Todd-Wadena Electric Cooperative
This member-owner cooperative has deep roots in its communities and provides electric service to one of the largest seed corn companies in the United States.
Todd-Wadena Electric Cooperative (TWEC) was one of the first electric cooperatives. Formed in 1940, the co-op has returned almost $17 million to their members through capital credits since then.

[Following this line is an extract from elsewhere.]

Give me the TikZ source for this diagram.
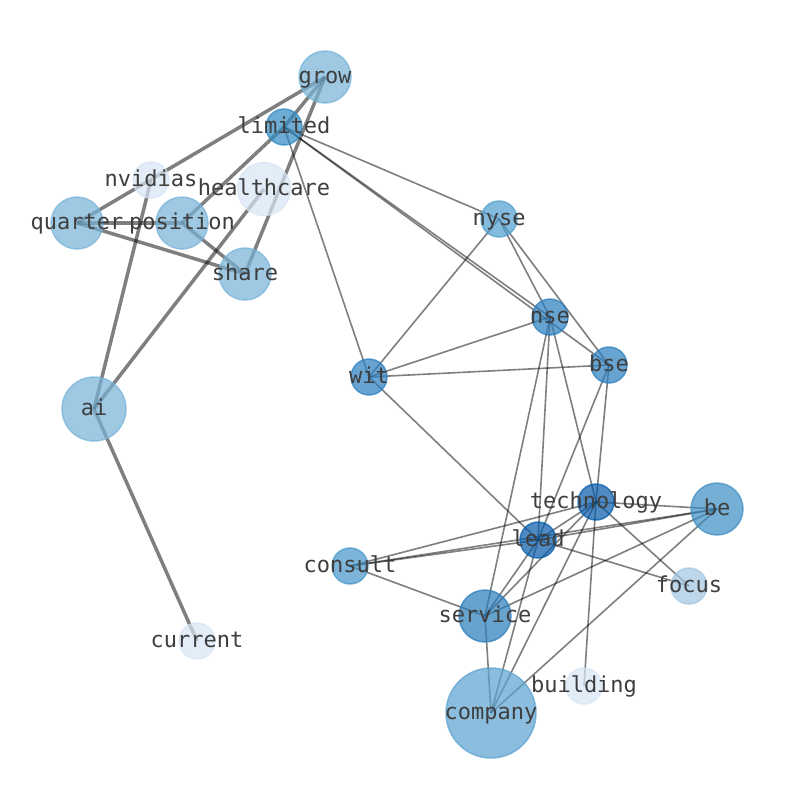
\documentclass[tikz,border=0pt]{standalone}
\usepackage{fontspec}
\setmonofont{DejaVu Sans Mono}
\usetikzlibrary{backgrounds}
\definecolor{cLight}{RGB}{119,179,216}
\definecolor{cLim}{RGB}{48,137,194}
\definecolor{cNyse}{RGB}{79,159,208}
\definecolor{cMid}{RGB}{41,126,191}
\definecolor{cDark}{RGB}{5,91,169}
\definecolor{cBe}{RGB}{60,142,196}
\definecolor{cCons}{RGB}{69,151,202}
\definecolor{cFocus}{RGB}{162,198,226}
\definecolor{cServ}{RGB}{41,124,186}
\definecolor{cComp}{RGB}{91,162,208}
\definecolor{cPale}{RGB}{216,230,245}
\definecolor{txt}{RGB}{62,62,62}
\tikzset{
  vert/.style={circle, inner sep=0pt, outer sep=0pt, minimum size=#1, line width=1.5pt, fill opacity=0.7, draw opacity=0.7},
  lbl/.style={anchor=base, inner sep=0pt, text=txt, font=\ttfamily\fontsize{22}{26}\selectfont},
  thickedge/.style={draw=black, draw opacity=0.5, line width=3.5pt},
  thinedge/.style={draw=black, draw opacity=0.5, line width=1.6pt}
}
\newcommand{\vtx}[6]{%
  \node[vert=#4, fill=#5, draw=#5] (#1) at (#2,#3) {};
  \node[lbl] (t-#1) at ([yshift=-6.5pt]#1.center) {#6};}
\begin{document}
\begin{tikzpicture}[x=1pt,y=-1pt]
\useasboundingbox (0,0) rectangle (794,790);
\vtx{grow}{325}{77}{52pt}{cLight}{grow}
\vtx{limited}{284}{127}{36pt}{cLim}{limited}
\vtx{nvidias}{151}{180}{36pt}{cPale}{nvidias}
\vtx{healthcare}{264}{189}{53pt}{cPale}{healthcare}
\vtx{quarter}{77}{223}{52pt}{cLight}{quarter}
\vtx{position}{182}{223}{52pt}{cLight}{position}
\vtx{share}{245}{274}{52pt}{cLight}{share}
\vtx{nyse}{499}{219}{36pt}{cNyse}{nyse}
\vtx{nse}{550}{317}{36pt}{cMid}{nse}
\vtx{bse}{609}{365}{36pt}{cMid}{bse}
\vtx{wit}{369}{377}{36pt}{cMid}{wit}
\vtx{ai}{94}{409}{64pt}{cLight}{ai}
\vtx{technology}{596}{502}{36pt}{cDark}{technology}
\vtx{be}{717}{509}{52pt}{cBe}{be}
\vtx{lead}{538}{540}{36pt}{cDark}{lead}
\vtx{consult}{350}{566}{36pt}{cCons}{consult}
\vtx{focus}{689}{586}{36pt}{cFocus}{focus}
\vtx{service}{485}{616}{52pt}{cServ}{service}
\vtx{current}{197}{641}{36pt}{cPale}{current}
\vtx{building}{584}{686}{36pt}{cPale}{building}
\vtx{company}{491}{713}{90pt}{cComp}{company}
\begin{scope}[on background layer]
\fill[white] (0,0) rectangle (794,790);
\foreach \a/\b in {grow/quarter, grow/limited, limited/position, grow/share,
  quarter/position, quarter/share, position/share, ai/nvidias, ai/healthcare, ai/current}
  \draw[thickedge] (\a.center) -- (\b.center);
\foreach \a/\b in {limited/wit, limited/nyse, limited/nse, limited/bse,
  nyse/wit, nyse/nse, nyse/bse, wit/nse, wit/bse, wit/lead,
  nse/service, nse/lead, nse/technology, bse/lead, bse/technology,
  technology/building, technology/be, technology/focus, technology/lead,
  technology/consult, technology/service, technology/company,
  lead/be, lead/focus, lead/consult, lead/service, lead/company,
  consult/be, consult/service, service/be, service/company, company/be}
  \draw[thinedge] (\a.center) -- (\b.center);
\end{scope}
\end{tikzpicture}
\end{document}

Its service territory covers most of Todd and Wadena counties, and includes AgReliant Genetics, the nation’s third-largest seed corn company. It is a leader in seed research, production and quality, and is one of the fastest growing independent seed companies in the agriculture industry. The company’s LG Seeds Western Division sales and distribution offices are in Wadena, Minnesota. This local production facility conditions approximately 160,000 units of corn and 450,000 units of soybeans each year. Locally, the company employs approximately 70 people.
Growing Pilot Projects
Agriculture is the lifeblood of the TWEC service area. This rural cooperative has been working with Great River Energy to pilot some forward-thinking projects.
‘Sota Grown is a project TWEC, Lakewood Health System, Central Lakes College, EPRI and Great River Energy are working on together. The project includes research around a fully enclosed hydroponic indoor food production container. During this two-year research project, Great River Energy and TWEC will examine the energy needs of the container and evaluate beneficial rate designs.
TWEC is also working with Great River Energy on a pilot project with members who participate in a program that allows their cooperative to interrupt electric service to irrigation systems. Members have requested that their systems be allowed to operate without interruption in May and September, so they are able to move pivots to plant and harvest. Great River Energy and TWEC are working together examine the effects of suspending control during those months. Load control programs like interruptible irrigation are important to TWEC as 37% of its membership is involved in some sort of load management program.